- _SOURCE MATERIAL_:
[start]

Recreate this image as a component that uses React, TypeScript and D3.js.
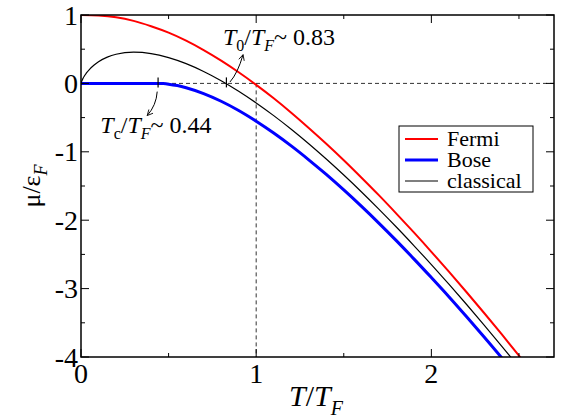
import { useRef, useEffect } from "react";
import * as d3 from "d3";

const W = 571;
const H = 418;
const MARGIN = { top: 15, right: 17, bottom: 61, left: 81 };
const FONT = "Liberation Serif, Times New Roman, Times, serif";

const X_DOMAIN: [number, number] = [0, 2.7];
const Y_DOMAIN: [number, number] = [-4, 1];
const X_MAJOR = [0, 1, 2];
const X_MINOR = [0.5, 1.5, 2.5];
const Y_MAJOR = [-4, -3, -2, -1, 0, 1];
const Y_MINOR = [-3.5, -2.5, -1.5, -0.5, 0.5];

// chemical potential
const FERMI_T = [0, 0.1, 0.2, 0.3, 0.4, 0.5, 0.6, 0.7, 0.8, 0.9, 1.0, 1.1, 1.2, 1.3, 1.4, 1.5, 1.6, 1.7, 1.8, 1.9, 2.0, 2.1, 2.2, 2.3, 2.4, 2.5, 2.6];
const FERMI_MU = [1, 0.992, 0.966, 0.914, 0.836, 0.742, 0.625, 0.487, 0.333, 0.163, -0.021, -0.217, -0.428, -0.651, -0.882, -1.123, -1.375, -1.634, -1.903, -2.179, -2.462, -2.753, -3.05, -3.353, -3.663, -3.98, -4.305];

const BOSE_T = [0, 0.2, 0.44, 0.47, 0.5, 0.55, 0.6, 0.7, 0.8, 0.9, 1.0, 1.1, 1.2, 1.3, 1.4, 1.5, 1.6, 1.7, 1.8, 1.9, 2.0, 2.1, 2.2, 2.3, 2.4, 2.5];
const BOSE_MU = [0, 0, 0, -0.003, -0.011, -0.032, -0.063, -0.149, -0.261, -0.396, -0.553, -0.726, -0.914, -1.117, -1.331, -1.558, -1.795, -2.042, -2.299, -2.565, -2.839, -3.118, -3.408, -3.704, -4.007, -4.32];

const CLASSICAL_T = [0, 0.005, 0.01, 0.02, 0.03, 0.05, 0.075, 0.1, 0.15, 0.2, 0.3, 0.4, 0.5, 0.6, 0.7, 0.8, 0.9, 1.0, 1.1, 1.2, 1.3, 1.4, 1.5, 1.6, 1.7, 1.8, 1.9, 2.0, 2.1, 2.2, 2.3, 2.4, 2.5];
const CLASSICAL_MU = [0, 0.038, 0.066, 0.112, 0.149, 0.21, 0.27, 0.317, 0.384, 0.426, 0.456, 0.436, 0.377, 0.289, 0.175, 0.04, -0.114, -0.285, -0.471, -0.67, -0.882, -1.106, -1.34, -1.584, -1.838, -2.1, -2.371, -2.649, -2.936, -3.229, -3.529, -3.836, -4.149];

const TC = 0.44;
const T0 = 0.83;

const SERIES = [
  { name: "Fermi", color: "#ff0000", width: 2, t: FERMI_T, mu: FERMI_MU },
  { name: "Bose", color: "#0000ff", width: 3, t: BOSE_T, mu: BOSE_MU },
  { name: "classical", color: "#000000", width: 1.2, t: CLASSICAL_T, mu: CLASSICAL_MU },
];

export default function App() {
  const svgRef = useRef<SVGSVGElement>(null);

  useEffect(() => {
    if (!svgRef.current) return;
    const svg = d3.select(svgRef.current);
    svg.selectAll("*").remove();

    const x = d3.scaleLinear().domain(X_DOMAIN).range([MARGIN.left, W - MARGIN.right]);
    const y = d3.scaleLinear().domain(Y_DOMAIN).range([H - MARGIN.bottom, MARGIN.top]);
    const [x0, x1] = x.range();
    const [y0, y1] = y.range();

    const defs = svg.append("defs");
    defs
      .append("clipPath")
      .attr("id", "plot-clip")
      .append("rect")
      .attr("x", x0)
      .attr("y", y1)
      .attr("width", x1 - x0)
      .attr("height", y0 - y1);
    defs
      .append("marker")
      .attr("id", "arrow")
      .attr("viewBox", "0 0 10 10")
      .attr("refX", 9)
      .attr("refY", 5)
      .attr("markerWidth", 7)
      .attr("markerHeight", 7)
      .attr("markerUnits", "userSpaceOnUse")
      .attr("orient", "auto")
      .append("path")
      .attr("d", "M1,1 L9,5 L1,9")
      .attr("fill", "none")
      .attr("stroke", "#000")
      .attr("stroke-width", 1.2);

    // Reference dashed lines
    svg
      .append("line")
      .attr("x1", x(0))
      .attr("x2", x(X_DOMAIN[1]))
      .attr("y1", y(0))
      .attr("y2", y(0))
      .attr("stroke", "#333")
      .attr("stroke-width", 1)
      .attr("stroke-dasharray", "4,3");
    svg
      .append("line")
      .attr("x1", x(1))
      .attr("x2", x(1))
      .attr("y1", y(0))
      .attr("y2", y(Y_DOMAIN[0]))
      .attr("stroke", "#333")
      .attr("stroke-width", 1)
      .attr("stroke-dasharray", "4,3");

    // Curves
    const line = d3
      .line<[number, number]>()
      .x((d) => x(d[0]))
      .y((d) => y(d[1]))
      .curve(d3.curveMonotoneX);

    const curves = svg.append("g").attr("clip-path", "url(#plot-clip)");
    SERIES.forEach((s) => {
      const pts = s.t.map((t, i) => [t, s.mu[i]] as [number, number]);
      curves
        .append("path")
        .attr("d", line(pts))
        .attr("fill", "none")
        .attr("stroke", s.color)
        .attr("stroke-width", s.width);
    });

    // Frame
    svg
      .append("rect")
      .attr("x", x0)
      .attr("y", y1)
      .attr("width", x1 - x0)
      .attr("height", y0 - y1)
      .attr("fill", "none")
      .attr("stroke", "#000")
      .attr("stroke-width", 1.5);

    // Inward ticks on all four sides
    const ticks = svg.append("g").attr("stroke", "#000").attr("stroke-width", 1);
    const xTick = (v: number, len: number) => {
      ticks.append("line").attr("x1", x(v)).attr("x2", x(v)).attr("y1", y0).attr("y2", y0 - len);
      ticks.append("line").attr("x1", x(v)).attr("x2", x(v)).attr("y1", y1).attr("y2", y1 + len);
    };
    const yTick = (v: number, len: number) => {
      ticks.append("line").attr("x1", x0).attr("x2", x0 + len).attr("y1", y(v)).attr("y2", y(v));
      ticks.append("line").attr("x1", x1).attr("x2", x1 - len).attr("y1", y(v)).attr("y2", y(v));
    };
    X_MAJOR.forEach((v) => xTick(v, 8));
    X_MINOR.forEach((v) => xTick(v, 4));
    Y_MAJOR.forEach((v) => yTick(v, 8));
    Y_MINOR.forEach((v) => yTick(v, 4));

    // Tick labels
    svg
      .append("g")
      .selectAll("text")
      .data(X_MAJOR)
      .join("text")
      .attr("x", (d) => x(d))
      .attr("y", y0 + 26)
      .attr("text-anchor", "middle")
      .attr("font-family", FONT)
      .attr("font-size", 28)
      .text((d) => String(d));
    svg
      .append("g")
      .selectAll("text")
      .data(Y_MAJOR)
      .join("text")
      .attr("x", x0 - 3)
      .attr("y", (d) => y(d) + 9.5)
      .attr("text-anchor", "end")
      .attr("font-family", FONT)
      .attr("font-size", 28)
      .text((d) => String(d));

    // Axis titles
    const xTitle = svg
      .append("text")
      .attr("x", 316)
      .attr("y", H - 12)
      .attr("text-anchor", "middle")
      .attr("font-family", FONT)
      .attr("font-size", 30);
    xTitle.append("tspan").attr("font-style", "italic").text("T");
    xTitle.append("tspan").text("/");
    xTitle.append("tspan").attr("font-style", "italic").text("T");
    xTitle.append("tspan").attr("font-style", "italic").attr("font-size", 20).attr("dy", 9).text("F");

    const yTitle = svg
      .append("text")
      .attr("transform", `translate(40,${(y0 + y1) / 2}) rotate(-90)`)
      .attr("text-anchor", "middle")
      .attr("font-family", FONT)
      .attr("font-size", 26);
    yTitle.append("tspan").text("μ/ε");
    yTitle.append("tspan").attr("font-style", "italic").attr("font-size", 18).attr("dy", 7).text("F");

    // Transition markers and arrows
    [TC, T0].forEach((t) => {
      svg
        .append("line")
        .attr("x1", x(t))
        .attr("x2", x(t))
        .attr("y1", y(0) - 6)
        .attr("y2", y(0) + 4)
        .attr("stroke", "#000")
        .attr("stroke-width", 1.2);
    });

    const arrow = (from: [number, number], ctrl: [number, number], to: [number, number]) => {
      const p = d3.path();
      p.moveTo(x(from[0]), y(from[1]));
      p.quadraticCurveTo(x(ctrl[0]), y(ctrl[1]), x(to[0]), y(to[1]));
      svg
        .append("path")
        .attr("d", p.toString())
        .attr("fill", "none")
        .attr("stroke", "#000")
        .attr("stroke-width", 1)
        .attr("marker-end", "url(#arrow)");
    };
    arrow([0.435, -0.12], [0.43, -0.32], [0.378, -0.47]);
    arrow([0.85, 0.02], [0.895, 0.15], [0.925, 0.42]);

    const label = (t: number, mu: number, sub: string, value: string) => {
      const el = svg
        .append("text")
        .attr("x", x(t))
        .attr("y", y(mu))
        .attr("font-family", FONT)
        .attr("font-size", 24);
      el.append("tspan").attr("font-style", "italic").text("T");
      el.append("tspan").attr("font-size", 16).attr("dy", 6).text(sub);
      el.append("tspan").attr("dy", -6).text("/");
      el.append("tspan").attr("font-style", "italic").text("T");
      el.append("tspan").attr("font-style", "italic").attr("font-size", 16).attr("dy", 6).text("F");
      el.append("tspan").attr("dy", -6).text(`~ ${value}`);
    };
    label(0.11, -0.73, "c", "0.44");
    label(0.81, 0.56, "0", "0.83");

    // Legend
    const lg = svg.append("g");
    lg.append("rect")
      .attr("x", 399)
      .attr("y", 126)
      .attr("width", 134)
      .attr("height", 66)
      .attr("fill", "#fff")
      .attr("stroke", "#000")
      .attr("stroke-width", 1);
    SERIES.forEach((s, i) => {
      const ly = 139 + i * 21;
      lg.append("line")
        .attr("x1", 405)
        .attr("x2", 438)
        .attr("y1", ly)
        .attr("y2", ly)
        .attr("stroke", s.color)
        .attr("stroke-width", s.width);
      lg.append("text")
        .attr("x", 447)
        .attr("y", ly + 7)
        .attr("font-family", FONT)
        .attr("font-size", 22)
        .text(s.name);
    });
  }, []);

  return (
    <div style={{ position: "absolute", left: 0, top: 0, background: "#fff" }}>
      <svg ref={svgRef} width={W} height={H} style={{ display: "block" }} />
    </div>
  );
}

[end]

- _WHAT NEEDS TO BE DONE_: Return the material line for line, from its beginning to the line that contains "Serif, Times New", with the pictures left out.

- _THE SOLUTION_:
Recreate this image as a component that uses React, TypeScript and D3.js.
import { useRef, useEffect } from "react";
import * as d3 from "d3";

const W = 571;
const H = 418;
const MARGIN = { top: 15, right: 17, bottom: 61, left: 81 };
const FONT = "Liberation Serif, Times New Roman, Times, serif";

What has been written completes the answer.